Restam cada vez menos dúvidas sobre o agravamento do conflito económico entre as duas maiores economias mundiais e há um conjunto de razões para se encarar o confronto económico entre chineses e americanos como uma inevitabilidade, entre as quais se destacam a luta pela hegemonia ou a óbvia reacção da economia dominante à hipótese de secundarização.
Aceite a ideia que mais tarde ou mais cedo o confronto escalará e num processo de recomposição da ordem mundial, prefigurando-se a Europa e a Oceânia entre aqueles que apoiam os EUA, um segundo bloco que tenta encontrar um equilíbrio entre as duas potências, mais característico de um mundo multipolar e que deverá ser o de maior dimensão e, finalmente, aquele que parece prefigurado nos BRICS e claramente apoia a China.

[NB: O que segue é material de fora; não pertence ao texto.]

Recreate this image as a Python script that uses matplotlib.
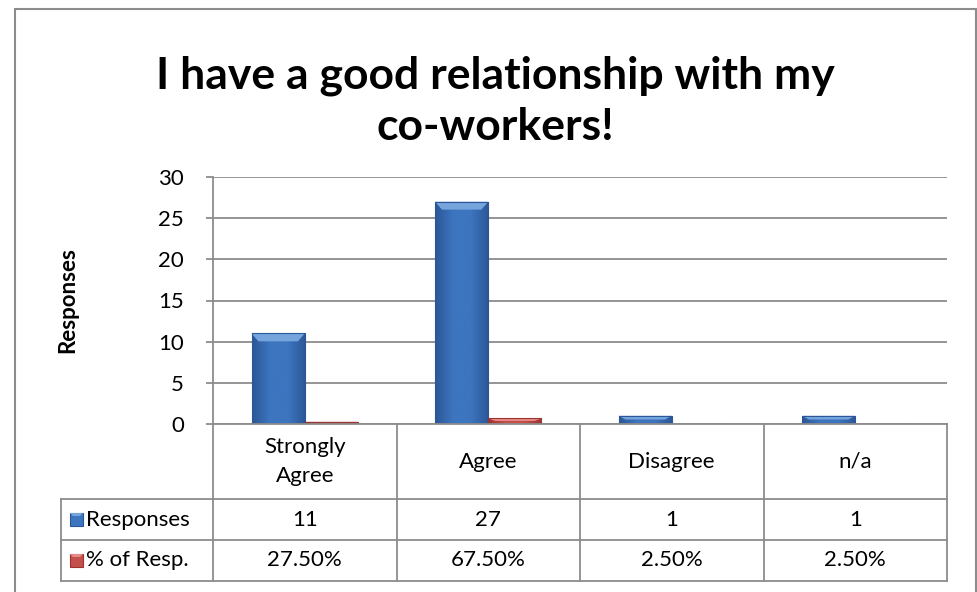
import numpy as np
import matplotlib
matplotlib.use("Agg")
import matplotlib.pyplot as plt
from matplotlib.patches import Rectangle, Polygon
from matplotlib.lines import Line2D
from matplotlib.colors import LinearSegmentedColormap
import matplotlib.transforms as mtransforms

# ---------------- data ----------------
categories = ["Strongly\nAgree", "Agree", "Disagree", "n/a"]
responses = [11, 27, 1, 1]
pct_resp = [0.275, 0.675, 0.025, 0.025]
pct_labels = ["27.50%", "67.50%", "2.50%", "2.50%"]
series_names = ["Responses", "% of Resp."]
yticks = [0, 5, 10, 15, 20, 25, 30]
title = "I have a good relationship with my\nco-workers!"
ylabel = "Responses"

plt.rcParams['font.family'] = ['Lato', 'DejaVu Sans']

W, H = 977, 592
fig = plt.figure(figsize=(W / 100, H / 100), dpi=100)


def fx(px):
    return px / W


def fy(py):
    return 1 - py / H


ax_l, ax_r, ax_t, ax_b = 213, 947, 177, 424
ax = fig.add_axes([fx(ax_l), fy(ax_b), (ax_r - ax_l) / W, (ax_b - ax_t) / H])

GRID = '#8C8C8C'
n = len(categories)
x = np.arange(n)
bw = 0.29

series_colors = [
    ('#2B5797', '#3D75BF', '#76A5DE'),
    ('#9C3431', '#C4504C', '#E88A87'),
]
yrange = yticks[-1] - yticks[0]


def bevel_bar(xc, h, cols):
    dark, base, light = cols
    x0, x1 = xc - bw / 2, xc + bw / 2
    if h <= 0:
        return
    rect = Rectangle((x0, 0), bw, h, facecolor=base, edgecolor='none', zorder=3)
    ax.add_patch(rect)
    cmap = LinearSegmentedColormap.from_list('g', [dark, base, base, dark])
    grad = np.linspace(0, 1, 64).reshape(1, -1)
    im = ax.imshow(grad, extent=[x0, x1, 0, h], aspect='auto', cmap=cmap,
                   interpolation='bicubic', zorder=3.1)
    im.set_clip_path(rect)
    # top bevel
    bh = min(yrange * 0.032, h * 0.45)
    dx = bw * 0.13
    top = Polygon([(x0, h), (x1, h), (x1 - dx, h - bh), (x0 + dx, h - bh)],
                  closed=True, facecolor=light, edgecolor='none', zorder=3.2)
    ax.add_patch(top)
    ax.add_patch(Rectangle((x0, 0), bw, h, facecolor='none', edgecolor=dark,
                           linewidth=0.8, zorder=3.3))


for i in range(n):
    bevel_bar(x[i] - bw / 2, responses[i], series_colors[0])
    bevel_bar(x[i] + bw / 2, pct_resp[i], series_colors[1])

ax.set_xlim(-0.5, n - 0.5)
ax.set_ylim(yticks[0], yticks[-1])
ax.set_yticks(yticks)
ax.set_yticklabels([str(t) for t in yticks])
ax.set_xticks([])
ax.yaxis.grid(True, color=GRID, linewidth=1.3)
ax.set_axisbelow(True)
for s in ['top', 'right', 'bottom']:
    ax.spines[s].set_visible(False)
ax.spines['left'].set_color(GRID)
ax.spines['left'].set_linewidth(1.3)
ax.tick_params(axis='y', length=5, width=1.3, color=GRID, labelsize=16,
               pad=16, labelcolor='black')

# ---------------- data table ----------------
def yf(py):
    return (ax_b - py) / (ax_b - ax_t)


rows_px = [424, 499, 540, 581]
left_px = 61
xl = (left_px - ax_l) / (ax_r - ax_l)
blend = mtransforms.blended_transform_factory(ax.transData, ax.transAxes)
lkw = dict(color=GRID, linewidth=1.3, clip_on=False, zorder=5)

# horizontal lines
ax.add_line(Line2D([-0.5, n - 0.5], [yf(rows_px[0])] * 2, transform=blend, **lkw))
for py in rows_px[1:]:
    ax.add_line(Line2D([xl, 1], [yf(py)] * 2, transform=ax.transAxes, **lkw))
# vertical lines
for b in np.arange(n + 1) - 0.5:
    ax.add_line(Line2D([b, b], [yf(rows_px[0]), yf(rows_px[-1])], transform=blend, **lkw))
ax.add_line(Line2D([xl, xl], [yf(rows_px[1]), yf(rows_px[-1])], transform=ax.transAxes, **lkw))

fs = 16
for i in range(n):
    ax.text(x[i], yf((rows_px[0] + rows_px[1]) / 2), categories[i], transform=blend,
            ha='center', va='center', fontsize=fs, linespacing=1.55, clip_on=False)
    ax.text(x[i], yf((rows_px[1] + rows_px[2]) / 2), str(responses[i]), transform=blend,
            ha='center', va='center', fontsize=fs, clip_on=False)
    ax.text(x[i], yf((rows_px[2] + rows_px[3]) / 2), pct_labels[i], transform=blend,
            ha='center', va='center', fontsize=fs, clip_on=False)

key_px = 13
for r, name in enumerate(series_names):
    cy = (rows_px[r + 1] + rows_px[r + 2]) / 2
    dark, base, light = series_colors[r]
    fig.patches.append(Rectangle((fx(70), fy(cy + key_px / 2)), key_px / W, key_px / H,
                                 transform=fig.transFigure, facecolor=base,
                                 edgecolor=dark, linewidth=0.8))
    fig.patches.append(Polygon([(fx(70), fy(cy - key_px / 2)), (fx(70 + key_px), fy(cy - key_px / 2)),
                                (fx(70 + key_px - 3), fy(cy - key_px / 2 + 3)),
                                (fx(73), fy(cy - key_px / 2 + 3))],
                               transform=fig.transFigure, facecolor=light, edgecolor='none'))
    fig.text(fx(86), fy(cy), name, ha='left', va='center', fontsize=fs)

# ---------------- title, label, frame ----------------
fig.text(fx(495), fy(101), title, ha='center', va='center', fontsize=32,
         fontweight='bold', linespacing=1.32)
fig.text(fx(68), fy(300), ylabel, ha='center', va='center', rotation=90,
         fontsize=16, fontweight='bold')

fig.patches.append(Rectangle((fx(15), fy(600)), (976 - 15) / W, (600 - 9) / H,
                             transform=fig.transFigure, facecolor='none',
                             edgecolor=GRID, linewidth=1.5))

fig.savefig('out.png', dpi=100)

É precisamente neste contexto que ressalta a recente reviravolta registada na Argentina, país que em vésperas de uma mais que previsivelmente conturbada eleição norte-americana esteve para aderir aos BRICS no início deste ano, mas cujo recém-eleito presidente, o ultraconservador Javier Milei, resolveu inverter e prepara mesmo um processo de dolarização da sua economia, reavivando a importância do subcontinente americano. Esta região, de grande proximidade geográfica aos EUA (que sustentada na Doutrina Monroe e nas suas reformulações é considerada o “quintal dos EUA” e vital para a projecção da sua influência externa), é vista pelos chineses como aquela que oferece maiores perspectivas de crescimento para os seus negócios e influência.
Influência que se traduz no peso da China na balança comercial argentina (onde figura como o segundo maior parceiro comercial, quer nas importações quer nas exportações, e o principal mercado de exportação dos seus produtos agrícolas), detém investimentos em áreas estratégicas do país, como o desenvolvimento de infraestruturas e a exploração mineira e figura entre os seus principais credores, com empréstimos estimados em 1,7 mil milhões de dólares, além do acordo para pagar as importações da Argentina na sua própria moeda – o yuan – e não em dólares norte-americanos.
É verdade que a economia argentina se debate com mais uma crise inflacionária, mas resta provar que a sujeição ao dólar norte-americano – uma divisa mais forte e sobre a qual não tem o menor poder de influência – seja eficaz para a resolver, o que deixa no ar a ideia se o governo de Javier Milei não pretenderá apenas adiar a inevitabilidade que já é a importante presença chinesa na região.
Importância que resulta do facto de a China ser já o segundo maior parceiro comercial com a região (situação duplamente interessante para Pequim que vê a região como mercado para os seus produtos e fornecedora de recursos, e embora ultrapassado pelos EUA é já o principal parceiro comercial das maiores economias latino-americanas, como Brasil, Chile e Peru), deste comércio ter atingido os 437 mil milhões de euros em 2022 e de ter registado um crescimento de 11% nesse ano.
O aumento da influência chinesa – vista no Ocidente com crescente preocupação, uma vez que a influência a política cresce a par com a económica, como se confirma pelo número de governos da região que não aderiram às sanções ocidentais impostas contra a Rússia na sequência da guerra na Ucrânia – confirma-se na intensificação da sua participação em projectos de infraestruturação na região e na participação de instituições de crédito estatais ou grandes empresas chinesas com investimentos portuários no Brasil, em centrais nucleares na Argentina ou na rede eléctrica chilena, enquanto a resposta norte-americana parece continuar focada nos problemas fronteiriços com o México.